経済改革が君主制を揺るがす「民主化要求」につながるのは確実[バーレーン発]「豊かな時代は終わった」――。世界最大の産油国サウジアラビアのアブドラ皇太子は、九八年十二月の湾岸六カ国サミットでこう宣言し、各国国民に倹約と経済的自立を呼びかけた。それは莫大な石油収入を背景に、医療費・教育費から電話代まであらゆる生活コストを無料または格安に押さえてきた「国家丸抱え」への決別でもあった。 折しも国際原油価格が十二年ぶりの安値に落ち込んでいたこともあり、この発言を契機に、各国の経済改革は大きく動き始めた。

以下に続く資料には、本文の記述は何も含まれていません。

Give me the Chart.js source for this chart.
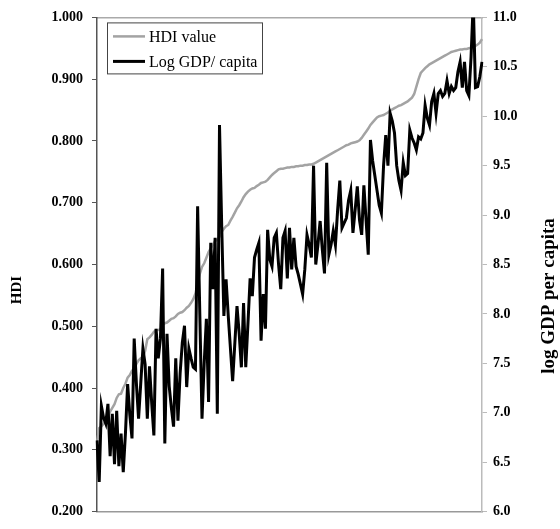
<!DOCTYPE html>
<html>
<head>
<meta charset="utf-8">
<script src="https://cdn.jsdelivr.net/npm/chart.js@4.4.0/dist/chart.umd.min.js"></script>
<style>
  html, body { margin: 0; padding: 0; background: #fff; }
</style>
</head>
<body>
<canvas id="c" width="560" height="529"></canvas>
<script>
// --- data: countries sorted by HDI (rank order, lowest first) ---
const hdiValues = [
  0.311, 0.335, 0.338, 0.342, 0.349, 0.353, 0.362, 0.368, 0.374, 0.384,
  0.390, 0.391, 0.400, 0.407, 0.417, 0.421, 0.428, 0.430, 0.439, 0.445,
  0.448, 0.450, 0.460, 0.479, 0.482, 0.486, 0.491, 0.494, 0.494, 0.495,
  0.502, 0.505, 0.506, 0.509, 0.512, 0.513, 0.516, 0.520, 0.522, 0.523,
  0.526, 0.530, 0.533, 0.538, 0.544, 0.553, 0.570, 0.585, 0.596, 0.602,
  0.611, 0.620, 0.626, 0.632, 0.638, 0.640, 0.645, 0.653, 0.658, 0.662,
  0.664, 0.671, 0.677, 0.684, 0.691, 0.696, 0.702, 0.709, 0.714, 0.718,
  0.721, 0.723, 0.724, 0.727, 0.729, 0.732, 0.733, 0.734, 0.737, 0.741,
  0.745, 0.748, 0.751, 0.754, 0.755, 0.755, 0.756, 0.757, 0.757, 0.758,
  0.758, 0.759, 0.759, 0.760, 0.760, 0.761, 0.761, 0.762, 0.762, 0.763,
  0.765, 0.767, 0.769, 0.771, 0.773, 0.775, 0.777, 0.779, 0.781, 0.783,
  0.785, 0.787, 0.789, 0.791, 0.793, 0.794, 0.796, 0.797, 0.798, 0.799,
  0.801, 0.805, 0.810, 0.815, 0.820, 0.826, 0.830, 0.834, 0.838, 0.840,
  0.841, 0.842, 0.844, 0.846, 0.849, 0.851, 0.853, 0.855, 0.857, 0.858,
  0.860, 0.862, 0.864, 0.867, 0.870, 0.876, 0.888, 0.900, 0.910, 0.914,
  0.918, 0.921, 0.924, 0.926, 0.928, 0.930, 0.932, 0.934, 0.936, 0.938,
  0.940, 0.942, 0.944, 0.945, 0.946, 0.947, 0.948, 0.948, 0.949, 0.949,
  0.950, 0.951, 0.952, 0.954, 0.956, 0.959, 0.965
];

const logGdpValues = [
  6.72, 6.30, 7.07, 6.95, 6.89, 7.09, 6.56, 6.99, 6.48, 7.02,
  6.46, 6.79, 6.40, 6.79, 7.29, 6.98, 6.74, 7.75, 7.30, 6.94,
  7.30, 7.65, 7.49, 6.94, 7.47, 7.10, 6.77, 7.85, 7.55, 7.75,
  8.46, 6.69, 7.80, 7.27, 7.05, 6.86, 7.55, 6.92, 7.40, 7.71,
  7.88, 7.26, 7.65, 7.55, 7.46, 7.44, 9.09, 8.00, 6.94, 7.50,
  7.95, 7.11, 8.72, 8.25, 8.77, 6.99, 9.91, 8.90, 7.98, 8.35,
  7.98, 7.65, 7.32, 7.70, 8.08, 7.80, 7.46, 8.11, 7.46, 7.90,
  8.36, 8.18, 8.57, 8.65, 8.72, 7.73, 8.20, 7.85, 8.85, 8.55,
  8.48, 8.77, 8.82, 8.50, 8.25, 8.77, 8.84, 8.36, 8.87, 8.45,
  8.77, 8.48, 8.40, 8.30, 8.20, 8.45, 8.80, 8.70, 8.57, 9.50,
  8.50, 8.70, 8.94, 8.65, 8.41, 9.53, 8.60, 8.70, 8.84, 8.70,
  9.05, 9.35, 8.87, 8.92, 8.97, 9.15, 9.25, 8.82, 9.05, 9.29,
  8.95, 8.80, 9.30, 8.95, 8.60, 9.76, 9.55, 9.40, 9.25, 9.10,
  9.02, 9.50, 9.81, 9.50, 10.03, 9.95, 9.83, 9.50, 9.35, 9.25,
  9.53, 9.40, 9.42, 9.86, 9.78, 9.73, 9.66, 9.79, 9.77, 9.83,
  10.11, 9.98, 9.91, 10.15, 10.23, 10.03, 10.23, 10.26, 10.20, 10.23,
  10.36, 10.23, 10.30, 10.26, 10.29, 10.45, 10.55, 10.29, 10.55, 10.26,
  10.21, 10.60, 11.16, 10.29, 10.30, 10.40, 10.55
];

// one category per country (rank position)
const countryRanks = hdiValues.map((_, i) => String(i + 1));

// axis ranges / tick steps as printed on the figure
const hdiAxis = { min: 0.2, max: 1.0, step: 0.1 };
const gdpAxis = { min: 6.0, max: 11.0, step: 0.5 };

const SERIF = "'Liberation Serif', 'Times New Roman', serif";
const tickFont = { family: SERIF, size: 14, weight: 'bold' };

// --- legend inside the plot, top-left ---
const boxLegend = {
  id: 'boxLegend',
  afterDatasetsDraw(chart) {
    const { ctx, chartArea } = chart;
    const x = chartArea.left + 10, y = chartArea.top + 5;
    const w = 155, h = 51;
    ctx.save();
    ctx.fillStyle = '#fff';
    ctx.fillRect(x, y, w, h);
    ctx.strokeStyle = '#444';
    ctx.lineWidth = 1;
    ctx.strokeRect(x + 0.5, y + 0.5, w, h);
    ctx.font = `16px ${SERIF}`;
    ctx.textBaseline = 'middle';
    chart.data.datasets.forEach((ds, i) => {
      const ly = y + 14 + i * 25;
      ctx.strokeStyle = ds.borderColor;
      ctx.lineWidth = ds.borderWidth;
      ctx.beginPath();
      ctx.moveTo(x + 6, ly);
      ctx.lineTo(x + 38, ly);
      ctx.stroke();
      ctx.fillStyle = '#000';
      ctx.fillText(ds.label, x + 42, ly + 1);
    });
    ctx.restore();
  }
};

// both axis titles read bottom-to-top, sitting a bit below mid-height
const axisTitles = {
  id: 'axisTitles',
  afterDraw(chart) {
    const { ctx } = chart;
    const items = [
      { text: 'HDI', x: 17, y: 290, size: 15 },
      { text: 'log GDP per capita', x: 549, y: 296, size: 19 }
    ];
    ctx.save();
    ctx.fillStyle = '#000';
    ctx.textAlign = 'center';
    ctx.textBaseline = 'middle';
    items.forEach(t => {
      ctx.save();
      ctx.translate(t.x, t.y);
      ctx.rotate(-Math.PI / 2);
      ctx.font = `bold ${t.size}px ${SERIF}`;
      ctx.fillText(t.text, 0, 0);
      ctx.restore();
    });
    ctx.restore();
  }
};

new Chart(document.getElementById('c'), {
  type: 'line',
  data: {
    labels: countryRanks,
    datasets: [
      {
        label: 'HDI value',
        data: hdiValues,
        yAxisID: 'y',
        borderColor: '#a3a3a3',
        borderWidth: 2.5,
        pointRadius: 0,
        tension: 0,
        order: 1
      },
      {
        label: 'Log GDP/ capita',
        data: logGdpValues,
        yAxisID: 'y1',
        borderColor: '#000',
        borderWidth: 3,
        pointRadius: 0,
        tension: 0,
        order: 0
      }
    ]
  },
  options: {
    responsive: false,
    animation: false,
    layout: { padding: { top: 15, bottom: 9, left: 0, right: 0 } },
    plugins: {
      legend: { display: false },
      tooltip: { enabled: false }
    },
    scales: {
      x: {
        position: 'bottom',
        ticks: { display: false },
        grid: { display: false },
        border: { color: '#999', width: 1.5 },
        afterFit: s => { s.height = 0; }
      },
      xTop: {
        position: 'top',
        ticks: { display: false },
        grid: { display: false },
        border: { color: '#aaa', width: 1.5 },
        afterFit: s => { s.height = 0; }
      },
      y: {
        position: 'left',
        min: hdiAxis.min,
        max: hdiAxis.max,
        ticks: {
          stepSize: hdiAxis.step,
          color: '#000',
          font: tickFont,
          padding: 9,
          callback: v => v.toFixed(3)
        },
        grid: { drawOnChartArea: false, color: '#555', tickLength: 5 },
        border: { color: '#555', width: 1.5 },
        afterFit: s => { s.width = 97; }
      },
      y1: {
        position: 'right',
        min: gdpAxis.min,
        max: gdpAxis.max,
        ticks: {
          stepSize: gdpAxis.step,
          color: '#000',
          font: tickFont,
          padding: 6,
          callback: v => v.toFixed(1)
        },
        grid: { drawOnChartArea: false, color: '#bbb', tickLength: 5 },
        border: { color: '#bbb', width: 1.5 },
        afterFit: s => { s.width = 78; }
      }
    }
  },
  plugins: [boxLegend, axisTitles]
});
</script>
</body>
</html>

湾岸戦争以来の赤字体質からの脱却が遅れ、人口の急増に対応するためのインフラ整備で巨額の支出を迫られた各国は、WTO(世界貿易機関)体制への本格的な移行を控えた米英など先進諸国の外圧などもあって外資導入や民営化、補助金削減、公共料金値上げなどの対策を相次ぎ打ち出している。 だが「油上の福祉国家」の手厚い保護に慣れ親しんだ国民にとって、にわかに負担が増える経済改革には早くも反発が広がっている。先進国同様に受益者負担の原則を採用すれば、見返りに政治参加拡大などの民主化要求が高まるのは避けられない。それは君主制を敷く湾岸各国にとって支配体制を揺るがしかねないきわめて危険な処方箋なのである。